Cabo is, I’m told, one of the greatest fishing spots in the world.  I’m not a fish person, but even I enjoyed watching the boats fan out jauntily out across the Pacific every morning and come home with their flags flying, signaling their success each evening.  Our girls loved to cast lines out into the surf from the deserted beach that graced our community.  We caught some pretty odd specimens that way-- from the scary fish with buck teeth and the evil eye that the kids named “Butch” before throwing back--to the pretty tuna that Grandma then beat to death and cut into sushi while I cringed and crept to my room. Sometimes Paul would go out with friends to fish, and they would take their catch from the boat directly to the sushi bar, where it would be prepared in a myriad of ways that seemed to bring them to the verge of, well, let’s say nirvana.




We found lots of ways to play in Cabo, on many trips that ranged from a few days to more than a month.  Sure, we visited the main beach restaurants and dug our toes in the sand while watching our kids play in the surf a few feet away.  But we also ate at back street restaurants, shopped at local stores and bought the kids fresh mangos on a stick from street vendors.  My favorite outing was always to the open-air restaurant a little way out of town. Paul and I could relax while the kids risked tetanus on the rusty swing set and tried to woo the many mangy looking cats who lived there.

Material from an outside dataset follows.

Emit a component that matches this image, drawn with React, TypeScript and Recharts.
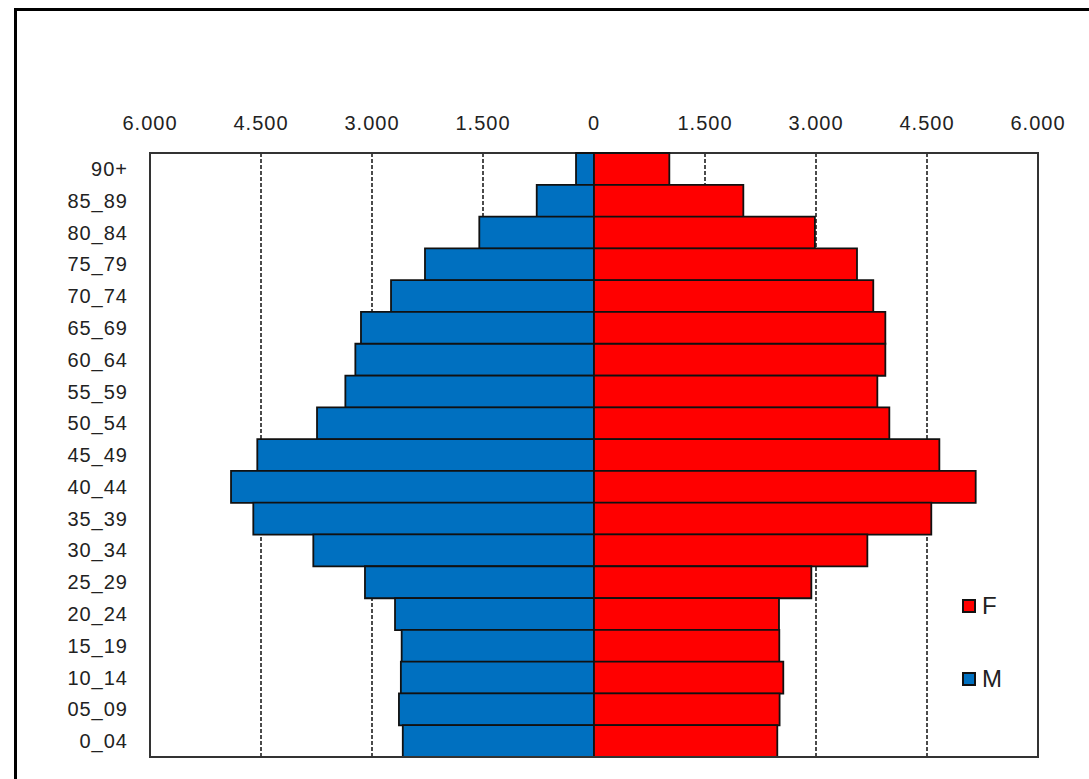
import { BarChart, Bar, XAxis, YAxis, CartesianGrid, ReferenceArea, Legend } from "recharts"

// age groups, top of the pyramid first
const ageGroups = [
  "90+", "85_89", "80_84", "75_79", "70_74", "65_69", "60_64", "55_59", "50_54", "45_49",
  "40_44", "35_39", "30_34", "25_29", "20_24", "15_19", "10_14", "05_09", "0_04",
]
const male = [243, 774, 1550, 2284, 2743, 3149, 3225, 3360, 3743, 4550, 4905, 4604, 3793, 3095, 2689, 2599, 2610, 2636, 2584]
const female = [1018, 2018, 2985, 3554, 3774, 3937, 3937, 3829, 3991, 4667, 5158, 4558, 3694, 2937, 2500, 2504, 2558, 2508, 2477]
const xTicks = [-6000, -4500, -3000, -1500, 0, 1500, 3000, 4500, 6000]

const series = [
  { key: "f", name: "F", color: "#FF0000" },
  { key: "m", name: "M", color: "#0070C0" },
]

const data = ageGroups.map((age, i) => ({ age, m: -male[i], f: female[i] }))

const font = "'Liberation Sans', Arial, sans-serif"
const tickStyle = { fontSize: 20, fill: "#222", fontFamily: font, letterSpacing: 1 }

const fmt = (v: number) => String(Math.abs(v)).replace(/\B(?=(\d{3})+(?!\d))/g, ".")

const renderLegend = () => (
  <div style={{ fontFamily: font, fontSize: 24, color: "#222" }}>
    {series.map((s, i) => (
      <div key={s.key} style={{ display: "flex", alignItems: "center", height: 28, marginTop: i ? 45 : 0 }}>
        <span
          style={{
            display: "inline-block",
            width: 10,
            height: 10,
            background: s.color,
            border: "2px solid #111",
            marginRight: 6,
          }}
        />
        <span>{s.name}</span>
      </div>
    ))}
  </div>
)

export default function App() {
  return (
    <div style={{ position: "absolute", left: 0, top: 0, width: 1089, height: 779, overflow: "hidden", background: "#fff" }}>
      <div
        style={{
          position: "absolute",
          left: 14,
          top: 8,
          width: 1200,
          height: 1000,
          border: "3px solid #000",
        }}
      />
      <div style={{ position: "absolute", left: 0, top: 0 }}>
        <BarChart
          width={1089}
          height={779}
          data={data}
          layout="vertical"
          stackOffset="sign"
          barCategoryGap={0}
          margin={{ top: 123, right: 51, left: 60, bottom: 12 }}
        >
          <CartesianGrid xAxisId="top" horizontal={false} stroke="#111" strokeWidth={1.5} strokeDasharray="4 2" />
          <XAxis
            xAxisId="top"
            orientation="top"
            type="number"
            domain={[-6000, 6000]}
            ticks={xTicks}
            tickFormatter={fmt}
            axisLine={false}
            tickLine={false}
            tickSize={0}
            tickMargin={23}
            height={30}
            tick={tickStyle}
            interval={0}
          />
          <XAxis
            xAxisId="bottom"
            orientation="bottom"
            type="number"
            domain={[-6000, 6000]}
            ticks={xTicks}
            tick={false}
            tickSize={7}
            axisLine={{ stroke: "#333", strokeWidth: 2 }}
            tickLine={{ stroke: "#333", strokeWidth: 2 }}
            height={10}
            interval={0}
          />
          <YAxis
            type="category"
            dataKey="age"
            width={90}
            axisLine={false}
            tickLine={false}
            tickSize={0}
            tickMargin={22}
            tick={tickStyle}
            interval={0}
          />
          <ReferenceArea xAxisId="top" x1={-6000} x2={6000} fill="none" stroke="#333" strokeWidth={2} />
          <Bar xAxisId="top" dataKey="m" name="M" stackId="pop" fill="#0070C0" stroke="#111" strokeWidth={1.8} isAnimationActive={false} />
          <Bar xAxisId="top" dataKey="f" name="F" stackId="pop" fill="#FF0000" stroke="#111" strokeWidth={1.8} isAnimationActive={false} />
          <Legend
            layout="vertical"
            align="center"
            verticalAlign="middle"
            content={renderLegend}
            wrapperStyle={{ left: 962, top: 592, width: "auto", height: "auto" }}
          />
        </BarChart>
      </div>
    </div>
  )
}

Things didn’t always go well in Cabo.  There was the time that the Defender got a flat in the desert between La Paz and Cabo.  But we got to meet a Federal, who helped us change the tire and offered us water.  There was the time that Lia was bitten by a jellyfish in the warm water off the lonely East Cape and it took us 20 minutes to find help, with Paul driving like a maniac over washboard dirt tracks, honking at errant goats and cows in the road.  But we got to spend the afternoon at a remote fisherman’s retreat, the beautiful stone patio empty except for the lovely ladies who cared for my daughter’s swollen leg and stopped her crying with some sweets.



We loved having friends and family come down to stay with us, and we enjoyed the neighbors we grew to know. I will enjoy the memories of  them...cooking together, having beers on the terrace, and watching as they crowded into the convertible VW bugs that were for many years the primary rental car in Cabo.  Some friends got into a bit of trouble—L was robbed by a prostitute, B got drunk and decided on the wrong tattoo and P drank the water at the wrong restaurant. But mostly people had a nice time, and we had nice visits.






The Baja has changed.  Twenty years ago there was one stop light between the airport and town (though livestock had the right of way.)  The town was gritty, the food was simple and the homes were a bargain. We watched as the corridor between  San Jose del Cabo and Cabo San Lucas was developed by hotel chains, huge tracts of vacation housing were constructed on the beautiful East Cape and cruise ships pushed for easier access, campaigning to dredge the delicate ecosystem of the cape waters. When a Costco opened outside of town, followed by a Home Depot we knew that the little village was as much a memory as our children’s toddler years. 






Paul called.  He said that he still hears the children’s feet on the marble steps, and their splashing in the pool.  But just as Cabo has grown up, so have our kids.  And just like Cabo, it’s time to change.

Did you close the gate?

Thank you Paul, for making these memories, and so many more.